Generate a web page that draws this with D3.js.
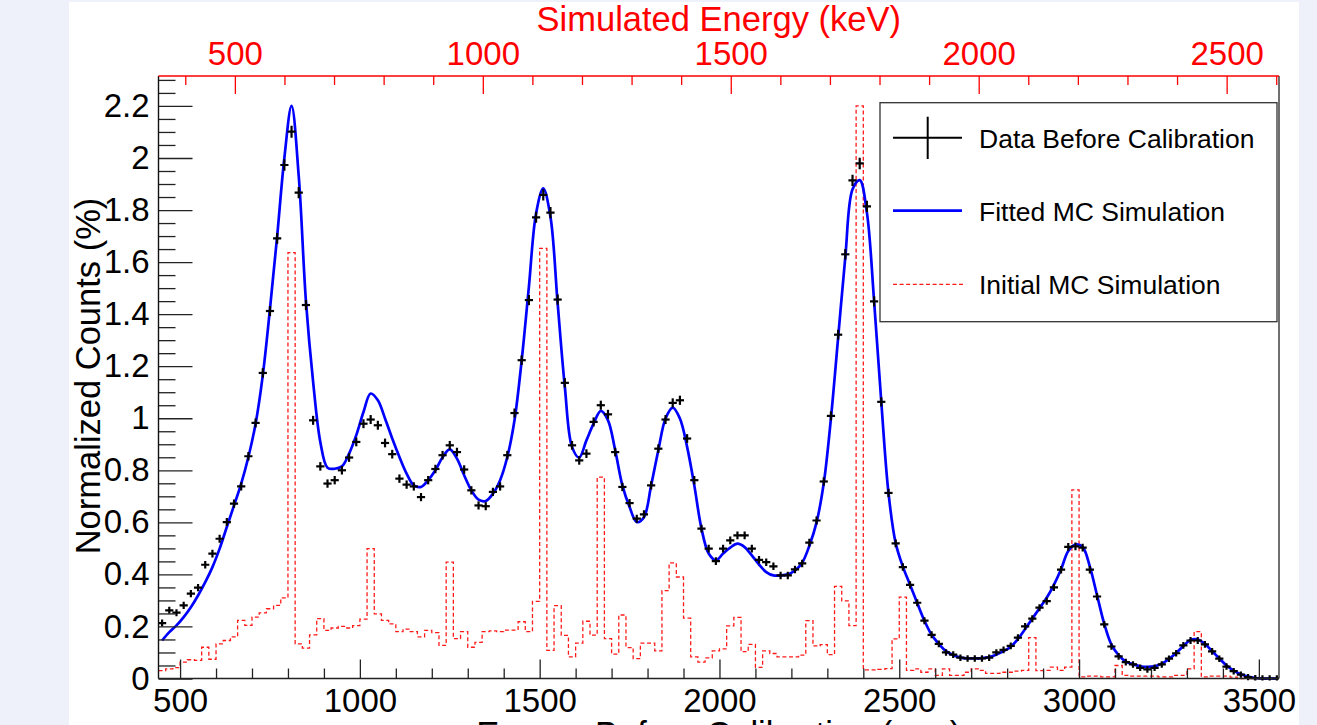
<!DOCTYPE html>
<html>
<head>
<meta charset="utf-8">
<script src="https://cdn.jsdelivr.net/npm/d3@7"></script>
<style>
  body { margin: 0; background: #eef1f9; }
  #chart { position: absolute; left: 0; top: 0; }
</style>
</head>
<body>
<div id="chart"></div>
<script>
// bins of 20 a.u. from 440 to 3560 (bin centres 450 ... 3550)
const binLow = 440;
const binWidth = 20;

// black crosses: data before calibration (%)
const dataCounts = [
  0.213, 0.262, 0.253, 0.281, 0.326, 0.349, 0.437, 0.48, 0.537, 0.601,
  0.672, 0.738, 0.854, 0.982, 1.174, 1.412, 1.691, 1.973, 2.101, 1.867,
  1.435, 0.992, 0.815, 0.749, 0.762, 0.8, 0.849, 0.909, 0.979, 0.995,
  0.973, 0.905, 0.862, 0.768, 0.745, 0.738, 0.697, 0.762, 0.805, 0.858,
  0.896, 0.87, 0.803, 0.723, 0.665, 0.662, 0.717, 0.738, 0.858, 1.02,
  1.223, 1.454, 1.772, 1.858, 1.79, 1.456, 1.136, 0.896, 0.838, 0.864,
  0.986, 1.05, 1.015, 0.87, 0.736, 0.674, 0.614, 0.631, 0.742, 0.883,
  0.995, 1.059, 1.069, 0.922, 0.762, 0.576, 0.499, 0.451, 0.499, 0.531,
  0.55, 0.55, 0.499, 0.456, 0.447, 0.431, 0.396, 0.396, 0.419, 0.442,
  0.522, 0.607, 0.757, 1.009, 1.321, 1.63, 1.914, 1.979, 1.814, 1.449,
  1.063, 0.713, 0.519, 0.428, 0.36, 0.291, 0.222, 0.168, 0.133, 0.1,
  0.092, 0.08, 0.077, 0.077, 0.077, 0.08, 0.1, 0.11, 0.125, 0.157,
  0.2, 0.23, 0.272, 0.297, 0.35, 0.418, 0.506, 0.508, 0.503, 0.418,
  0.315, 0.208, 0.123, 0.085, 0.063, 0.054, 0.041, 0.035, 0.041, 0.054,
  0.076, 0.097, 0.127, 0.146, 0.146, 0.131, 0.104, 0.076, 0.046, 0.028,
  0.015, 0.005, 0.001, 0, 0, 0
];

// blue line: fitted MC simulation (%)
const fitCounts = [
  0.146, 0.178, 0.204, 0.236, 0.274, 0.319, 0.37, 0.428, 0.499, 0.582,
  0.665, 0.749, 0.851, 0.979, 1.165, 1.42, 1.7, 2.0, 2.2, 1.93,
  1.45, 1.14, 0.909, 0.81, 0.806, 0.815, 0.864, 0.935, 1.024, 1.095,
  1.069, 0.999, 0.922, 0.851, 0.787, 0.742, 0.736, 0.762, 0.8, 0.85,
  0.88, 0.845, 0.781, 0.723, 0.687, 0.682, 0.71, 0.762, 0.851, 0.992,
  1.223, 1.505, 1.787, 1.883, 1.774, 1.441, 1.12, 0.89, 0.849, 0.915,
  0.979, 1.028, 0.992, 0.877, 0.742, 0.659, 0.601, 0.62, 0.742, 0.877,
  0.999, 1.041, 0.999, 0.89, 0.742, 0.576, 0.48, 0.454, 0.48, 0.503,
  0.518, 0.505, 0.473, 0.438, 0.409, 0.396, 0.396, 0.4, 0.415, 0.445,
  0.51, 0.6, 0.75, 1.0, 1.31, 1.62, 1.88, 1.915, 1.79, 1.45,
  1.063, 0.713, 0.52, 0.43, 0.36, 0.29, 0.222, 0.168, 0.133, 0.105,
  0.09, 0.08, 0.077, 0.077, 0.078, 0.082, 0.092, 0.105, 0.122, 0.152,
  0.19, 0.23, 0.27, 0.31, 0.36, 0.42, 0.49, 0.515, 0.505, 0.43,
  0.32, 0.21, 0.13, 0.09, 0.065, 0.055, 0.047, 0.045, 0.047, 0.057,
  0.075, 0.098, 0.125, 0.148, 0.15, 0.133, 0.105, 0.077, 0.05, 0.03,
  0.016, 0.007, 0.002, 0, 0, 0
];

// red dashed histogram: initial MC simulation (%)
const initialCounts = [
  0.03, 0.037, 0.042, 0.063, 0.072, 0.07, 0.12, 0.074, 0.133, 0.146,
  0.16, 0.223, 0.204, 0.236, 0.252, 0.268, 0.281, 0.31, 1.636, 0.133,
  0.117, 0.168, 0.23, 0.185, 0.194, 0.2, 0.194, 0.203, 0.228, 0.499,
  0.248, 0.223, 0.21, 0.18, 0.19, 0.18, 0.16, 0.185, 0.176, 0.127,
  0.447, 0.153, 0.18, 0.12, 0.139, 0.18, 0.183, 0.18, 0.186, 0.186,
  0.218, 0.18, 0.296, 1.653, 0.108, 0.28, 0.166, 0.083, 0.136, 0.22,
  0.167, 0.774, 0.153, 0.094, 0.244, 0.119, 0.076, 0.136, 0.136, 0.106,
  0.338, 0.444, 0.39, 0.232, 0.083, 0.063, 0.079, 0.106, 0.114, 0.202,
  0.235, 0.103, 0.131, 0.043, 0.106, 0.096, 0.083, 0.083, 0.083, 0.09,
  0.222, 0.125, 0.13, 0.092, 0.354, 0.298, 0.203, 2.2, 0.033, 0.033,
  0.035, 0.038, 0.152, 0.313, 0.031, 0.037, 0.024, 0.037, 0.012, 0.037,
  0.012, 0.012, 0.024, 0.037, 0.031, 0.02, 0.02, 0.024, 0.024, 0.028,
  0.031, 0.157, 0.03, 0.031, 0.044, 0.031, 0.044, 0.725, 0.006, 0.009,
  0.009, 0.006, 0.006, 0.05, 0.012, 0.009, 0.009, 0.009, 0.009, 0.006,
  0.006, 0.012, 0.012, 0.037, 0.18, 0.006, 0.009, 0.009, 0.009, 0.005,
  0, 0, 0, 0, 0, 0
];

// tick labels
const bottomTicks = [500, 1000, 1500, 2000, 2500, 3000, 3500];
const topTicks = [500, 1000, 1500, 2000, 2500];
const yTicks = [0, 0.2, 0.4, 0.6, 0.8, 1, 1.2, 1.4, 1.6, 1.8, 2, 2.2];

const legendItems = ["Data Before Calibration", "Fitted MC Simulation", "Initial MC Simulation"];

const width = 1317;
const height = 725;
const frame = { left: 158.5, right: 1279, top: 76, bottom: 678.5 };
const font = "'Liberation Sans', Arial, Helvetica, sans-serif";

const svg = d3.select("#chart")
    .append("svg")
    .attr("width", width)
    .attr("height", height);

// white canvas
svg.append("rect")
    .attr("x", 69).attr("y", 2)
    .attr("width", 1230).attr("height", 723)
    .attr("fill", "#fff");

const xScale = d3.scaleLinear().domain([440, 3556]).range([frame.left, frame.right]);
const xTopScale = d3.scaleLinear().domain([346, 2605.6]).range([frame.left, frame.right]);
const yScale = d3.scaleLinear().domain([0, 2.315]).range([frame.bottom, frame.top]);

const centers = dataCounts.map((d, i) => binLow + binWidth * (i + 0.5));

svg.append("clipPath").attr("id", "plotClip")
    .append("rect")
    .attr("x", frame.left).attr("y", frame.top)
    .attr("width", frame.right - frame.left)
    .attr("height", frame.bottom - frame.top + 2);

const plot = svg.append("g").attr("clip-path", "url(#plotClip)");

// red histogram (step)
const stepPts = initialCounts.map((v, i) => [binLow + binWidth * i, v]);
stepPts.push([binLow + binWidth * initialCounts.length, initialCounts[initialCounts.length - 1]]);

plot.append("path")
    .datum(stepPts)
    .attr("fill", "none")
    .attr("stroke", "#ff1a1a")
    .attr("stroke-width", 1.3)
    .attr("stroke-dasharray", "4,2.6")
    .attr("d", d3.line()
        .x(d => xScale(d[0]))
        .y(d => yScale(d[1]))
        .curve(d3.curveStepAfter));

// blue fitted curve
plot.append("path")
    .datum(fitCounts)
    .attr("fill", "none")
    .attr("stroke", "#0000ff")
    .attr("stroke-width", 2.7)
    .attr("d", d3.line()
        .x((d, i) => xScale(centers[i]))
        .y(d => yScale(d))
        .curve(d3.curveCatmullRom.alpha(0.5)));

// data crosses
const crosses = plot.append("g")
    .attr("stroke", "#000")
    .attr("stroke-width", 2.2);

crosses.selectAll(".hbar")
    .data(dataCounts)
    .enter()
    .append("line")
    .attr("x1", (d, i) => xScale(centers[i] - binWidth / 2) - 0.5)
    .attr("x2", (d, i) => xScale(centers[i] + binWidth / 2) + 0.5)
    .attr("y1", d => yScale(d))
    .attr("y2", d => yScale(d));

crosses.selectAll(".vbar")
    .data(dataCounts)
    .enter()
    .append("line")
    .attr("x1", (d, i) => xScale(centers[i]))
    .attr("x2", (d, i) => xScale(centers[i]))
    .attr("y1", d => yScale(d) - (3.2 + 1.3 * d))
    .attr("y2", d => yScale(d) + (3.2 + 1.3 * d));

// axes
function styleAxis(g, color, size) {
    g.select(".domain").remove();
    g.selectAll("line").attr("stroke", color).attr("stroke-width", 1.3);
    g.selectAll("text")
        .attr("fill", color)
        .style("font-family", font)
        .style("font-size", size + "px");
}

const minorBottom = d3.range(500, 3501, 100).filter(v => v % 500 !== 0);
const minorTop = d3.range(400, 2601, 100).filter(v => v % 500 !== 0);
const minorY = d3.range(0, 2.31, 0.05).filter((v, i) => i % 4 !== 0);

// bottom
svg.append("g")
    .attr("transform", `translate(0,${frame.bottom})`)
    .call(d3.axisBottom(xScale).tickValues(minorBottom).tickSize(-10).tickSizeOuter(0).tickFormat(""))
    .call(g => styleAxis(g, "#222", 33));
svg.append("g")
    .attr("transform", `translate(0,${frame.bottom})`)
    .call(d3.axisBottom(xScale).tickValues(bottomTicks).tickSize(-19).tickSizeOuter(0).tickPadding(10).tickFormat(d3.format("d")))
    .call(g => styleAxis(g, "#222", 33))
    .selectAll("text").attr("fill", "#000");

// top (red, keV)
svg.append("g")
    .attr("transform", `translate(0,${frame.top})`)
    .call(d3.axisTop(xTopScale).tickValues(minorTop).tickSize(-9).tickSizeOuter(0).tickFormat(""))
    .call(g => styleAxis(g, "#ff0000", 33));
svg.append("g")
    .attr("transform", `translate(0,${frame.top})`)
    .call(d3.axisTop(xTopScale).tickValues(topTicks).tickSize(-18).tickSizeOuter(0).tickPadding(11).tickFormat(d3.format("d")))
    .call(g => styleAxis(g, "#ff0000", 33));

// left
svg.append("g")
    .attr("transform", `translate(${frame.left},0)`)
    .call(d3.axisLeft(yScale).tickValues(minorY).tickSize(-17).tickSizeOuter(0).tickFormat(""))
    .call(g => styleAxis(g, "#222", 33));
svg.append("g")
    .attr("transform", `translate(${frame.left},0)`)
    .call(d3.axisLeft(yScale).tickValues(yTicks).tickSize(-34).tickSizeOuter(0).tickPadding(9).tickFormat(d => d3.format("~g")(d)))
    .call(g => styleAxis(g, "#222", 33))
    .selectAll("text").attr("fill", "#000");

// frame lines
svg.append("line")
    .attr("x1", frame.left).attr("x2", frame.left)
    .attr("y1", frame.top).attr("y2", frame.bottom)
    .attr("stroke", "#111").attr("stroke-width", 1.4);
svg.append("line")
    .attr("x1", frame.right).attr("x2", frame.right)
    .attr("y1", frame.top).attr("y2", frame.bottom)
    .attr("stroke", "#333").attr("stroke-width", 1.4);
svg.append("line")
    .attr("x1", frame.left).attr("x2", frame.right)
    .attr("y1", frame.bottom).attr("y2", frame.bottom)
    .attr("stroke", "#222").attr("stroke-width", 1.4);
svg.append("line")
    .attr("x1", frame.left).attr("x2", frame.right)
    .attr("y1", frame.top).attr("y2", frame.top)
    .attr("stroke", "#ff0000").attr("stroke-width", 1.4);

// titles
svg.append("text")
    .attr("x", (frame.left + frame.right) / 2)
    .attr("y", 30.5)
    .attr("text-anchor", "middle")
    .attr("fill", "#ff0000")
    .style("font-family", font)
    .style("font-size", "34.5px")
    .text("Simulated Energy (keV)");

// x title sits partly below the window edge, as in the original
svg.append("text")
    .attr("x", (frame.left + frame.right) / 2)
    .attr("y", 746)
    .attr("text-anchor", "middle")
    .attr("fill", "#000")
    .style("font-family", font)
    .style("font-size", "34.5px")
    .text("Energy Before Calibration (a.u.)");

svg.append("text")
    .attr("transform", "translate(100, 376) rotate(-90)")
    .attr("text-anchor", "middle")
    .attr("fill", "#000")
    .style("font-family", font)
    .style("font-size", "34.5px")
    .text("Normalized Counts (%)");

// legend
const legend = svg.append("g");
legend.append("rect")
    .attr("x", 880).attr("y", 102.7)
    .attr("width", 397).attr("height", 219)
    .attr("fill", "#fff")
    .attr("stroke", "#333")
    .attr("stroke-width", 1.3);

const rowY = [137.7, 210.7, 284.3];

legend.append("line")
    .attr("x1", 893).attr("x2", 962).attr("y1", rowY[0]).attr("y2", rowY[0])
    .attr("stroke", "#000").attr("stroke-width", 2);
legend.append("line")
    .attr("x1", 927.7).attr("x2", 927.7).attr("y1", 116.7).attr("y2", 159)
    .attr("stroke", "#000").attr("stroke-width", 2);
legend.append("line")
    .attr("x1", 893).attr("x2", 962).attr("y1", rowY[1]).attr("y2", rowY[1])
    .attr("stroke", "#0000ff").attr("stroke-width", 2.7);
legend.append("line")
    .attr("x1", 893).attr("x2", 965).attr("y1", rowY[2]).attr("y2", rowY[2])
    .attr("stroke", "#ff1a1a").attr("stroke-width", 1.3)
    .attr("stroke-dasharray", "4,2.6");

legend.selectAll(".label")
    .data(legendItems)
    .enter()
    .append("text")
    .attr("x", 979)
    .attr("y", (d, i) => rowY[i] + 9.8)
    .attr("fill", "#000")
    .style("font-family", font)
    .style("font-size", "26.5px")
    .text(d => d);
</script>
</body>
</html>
++++
WHAT THE TASK REQUIRES: Repeat the lines above, starting at the first and stopping after the line that holds "const binWidth = 20;", with the pictures left out.

SOLUTION TO THIS EXERCISE:
Generate a web page that draws this with D3.js.
<!DOCTYPE html>
<html>
<head>
<meta charset="utf-8">
<script src="https://cdn.jsdelivr.net/npm/d3@7"></script>
<style>
  body { margin: 0; background: #eef1f9; }
  #chart { position: absolute; left: 0; top: 0; }
</style>
</head>
<body>
<div id="chart"></div>
<script>
// bins of 20 a.u. from 440 to 3560 (bin centres 450 ... 3550)
const binLow = 440;
const binWidth = 20;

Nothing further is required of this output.